In the ways and situations in which you are privileged, your job is to be last.
If we’re headed toward a kingdom where wolves lie down with lambs, where predators and prey co-exist peacefully, then what we need is not equality but reversal. Inversion. The last becoming first, and the first becoming last. The upwardly mobile heading down, and the downwardly mobile heading up. We had might as well begin now. The world is about to turn.
In the situations where we’re afforded power and privilege, Jesus’ call is to become like him in his death, to follow him to the cross, to choose a downwardly mobile path, a foolish path of vulnerability and and failure, which feels like death. To realize we are whitewashed tombs and vipers, and to hear that not as condemnation but as the most loving thing Jesus could have said. This is how we will be rescued from our power, from our allegiance to sinful systems and structures.
But in situations where we’re the ones who are powerless or underprivileged, that same call to crucifixion rings hollow, since we’re already suffering. Instead, our call is to follow Jesus upward, in resurrection, to step up, to claim the hope and empowerment of the empty tomb. This is how we will be rescued from our powerlessness, from our victim mentality, our resentment & bitterness, our tendency to perpetuate cycles of vengeance and violence.
Paul hints at these things in this passage from Philippians 3:7-11 – he says “Whatever gains I had – I count them as loss because of Christ. I want to know Christ. I want to share his sufferings and become like him in his death.”
How do we be last? How do we die? How do we count our gains as loss? We give away our money. We step out of our comfort zones. We listen, we pass the microphone. We name our privilege often. We show up early and do lots of unsexy, behind-the-scenes things. We take criticism as a learning opportunity instead of being defensive. We educate ourselves. We teach other privileged people how to be last. We ask Jesus to show us how to die to ourselves.
Paul also says, “I want to know the power of Christ’s resurrection.”

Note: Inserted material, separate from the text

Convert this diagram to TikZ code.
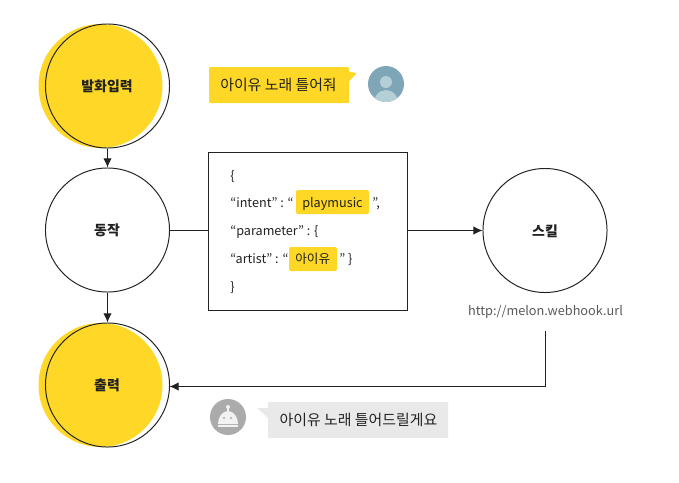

In the places where we’re NOT privileged, How do we go from last to first? How do we experience Jesus’ resurrection power? Even though it sounds triumphant, it’s not always a bed of roses. Resurrection involves throwing out the negative, shame-filled mental scripts that bind us like graveclothes, and instead clothing ourselves with reminders of our belovedness. It’s about the long, difficult work of forgiveness, the process of no longer giving our oppressors power over our emotional wellbeing. It’s about stepping up, finding our voice, our true selves, and sharing the unique gifts of our identity with the world, even if the world does not gratefully receive them. It’s about watching our pain become transformed into a power to love that can unleash healing on others.